Apple, for its part, said that it has already provided the FBI with all of the data in its possession and will continue to offer what assistance it can.

The ‘Going Dark’ Problem

Apple has been in a similar situation before. Back in 2016, a U.S. federal judge ordered the company to help the FBI access a locked iPhone owned by one of the shooters in the December 2015 attack in San Bernardino.

The Cupertino tech giant famously refused that order, indicating that it would create a “dangerous precedent” that could threaten the privacy and security of its users and their data.

While the FBI found an alternative way to bypass the encryption on that iPhone, authorities have continually run into problems with locked Apple devices since then. It’s been dubbed the “going dark” problem.

Based on Apple’s statement back to the FBI in this case, it appears that the company is going to continue opposing creating a backdoor into its devices.

Why This Is Significant

Apple does comply with government requests for data, but data stored locally on a locked iPhone is a different story. Even if Apple wanted to give out access to that data, it couldn’t. That’s due to the strong encryption standards baked into its devices, as well as Apple’s hands-off approach to user data.

What the FBI and other law enforcement officials are asking for, in these cases, is a backdoor that can grant access to a user’s device without their permission.

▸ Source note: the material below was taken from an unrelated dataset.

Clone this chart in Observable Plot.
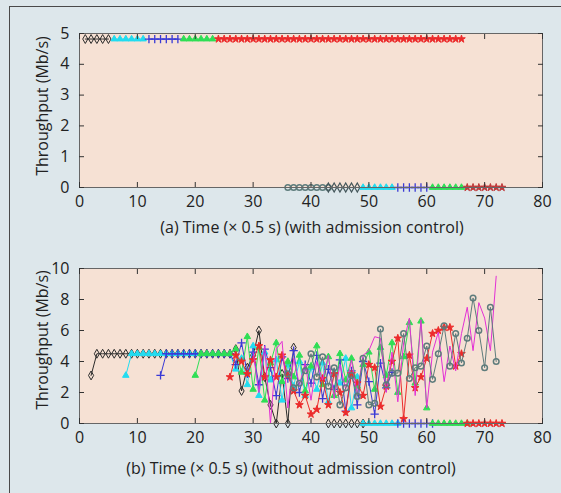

That kind of backdoor, of course, has a high potential of falling into the wrong hands. Just think of intelligence-grade hacking tools that have been stolen and used by hackers. (That isn’t even considering the privacy implications of government overreach and privacy implications.)

But this, unfortunately, is an all-or-nothing situation. And Apple is taking what it believes to be the best route here: a hard stance against backdoors, no matter the context.